So says Larry Kotlikoff, in his new book, entitled Jimmy Stewart is Dead: Ending the World's Ongoing Financial Plague with Limited Purpose Banking. It's lively and polemic, and suddenly it lurches into a proposal to reform financial intermediation:
Under limited purposes banking the banks are themselves simply financial intermediaries, while their mutual funds represents mini-banks, if you like, all of which are subject to 100 percent capital requirements.
Explained another way, you hold liquid securities directly and cut out the middleman of the lending bank. It's like expanding the idea of a checkable money market mutual fund to cover the retail banking sector. Here is his short Op-Ed on the idea, here is a Business Week article, and here are numerous endorsements for the book. See also Bob Litan on "narrow banking."
I used to advocate a version of this idea myself, but I no longer think it is a good reform proposal, for a few reasons:
1. There aren't enough safe, liquid assets to cover the stock of bank deposits. There would be even fewer safe, liquid assets if fiscal conservatives had their way. And we've now learned that the commercial paper market can seize up and shut down and AAA securities aren't always so safe.

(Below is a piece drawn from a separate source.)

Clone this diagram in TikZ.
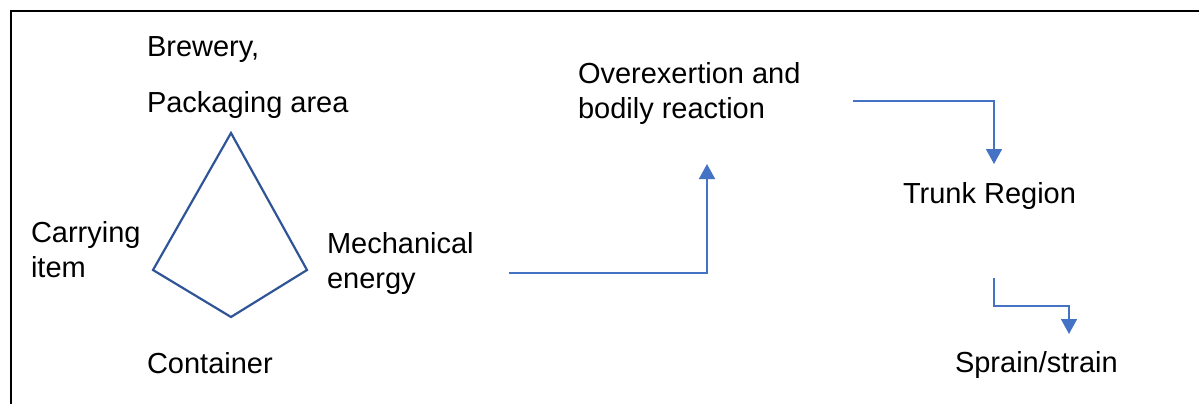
\documentclass[tikz,border=0pt]{standalone}
\usepackage{fontspec}
\setmainfont{Liberation Sans}
\usetikzlibrary{arrows.meta}
\definecolor{kiteblue}{RGB}{47,85,151}
\definecolor{linkblue}{RGB}{68,114,196}
\begin{document}
\begin{tikzpicture}[x=1pt,y=-1pt,
  lbl/.style={anchor=base west,inner sep=0pt,outer sep=0pt,font=\fontsize{29}{35}\selectfont,align=left},
  kite/.style={draw=kiteblue,line width=2.2pt,line join=miter},
  link/.style={draw=linkblue,line width=1.6pt,-{Triangle[width=16pt,length=15pt]}},
  frame/.style={draw=black,line width=2.2pt}]
\useasboundingbox (0,0) rectangle (1199,404);
\draw[frame] (11,404) -- (11,11) -- (1199,11);
% labels
\node[lbl] (brew) at (147,57) {Brewery,};
\node[lbl] (pack) at (147,112) {Packaging area};
\node[lbl] (carry) at (31,277) {Carrying\\item};
\node[lbl] (mech) at (327,288) {Mechanical\\energy};
\node[lbl] (cont) at (147,373) {Container};
\node[lbl] (over) at (578,118) {Overexertion and\\bodily reaction};
\node[lbl] (trunk) at (903,203) {Trunk Region};
\node[lbl] (sprain) at (955,372) {Sprain/strain};
% kite
\coordinate (kt) at (231,133);
\coordinate (kl) at (153,270);
\coordinate (kb) at (231,317);
\coordinate (kr) at (307,270);
\draw[kite] (kt) -- (kl) -- (kb) -- (kr) -- cycle;
% connectors
\coordinate (m1) at (509,273);
\coordinate (o1) at (707,164);
\draw[link] (m1) -- (707,273) -- (o1);
\coordinate (o2) at (853,101);
\coordinate (t1) at (994,164);
\draw[link] (o2) -- (994,101) -- (t1);
\coordinate (t2) at (994,278);
\coordinate (s1) at (1069,334);
\draw[link] (t2) -- (994,306) -- (1069,306) -- (s1);
\end{tikzpicture}
\end{document}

2. Holding T-Bills eliminates the need for the bank intermediary and the resulting problems of moral hazard. But remember — these ends are achieved only by lending that money to the government. What's the old saying?: out of the frying pan, into the fire…
3. A lot of what current banks do would be replicated by non-bank commercial lenders and the risk of the banking sector would be transferred somewhere else. Ideally, these non-bank lenders would engage in greater "maturity-matching," but if banks will exploit the moral hazard problem won't these lenders exploit it too? The financial crisis very much changed my mind on this question. Can't such lenders, to policymakers, appear "too big to fail" in the same way that standard banks do? Are General Motors, AIG, and GE Credit really the path to future financial sector safety? Maybe there is room for improvement, by using more commercial lending, but it is murky and I no longer see a clear gain in this regard.
Here, by the way, is a Bert Ely critique.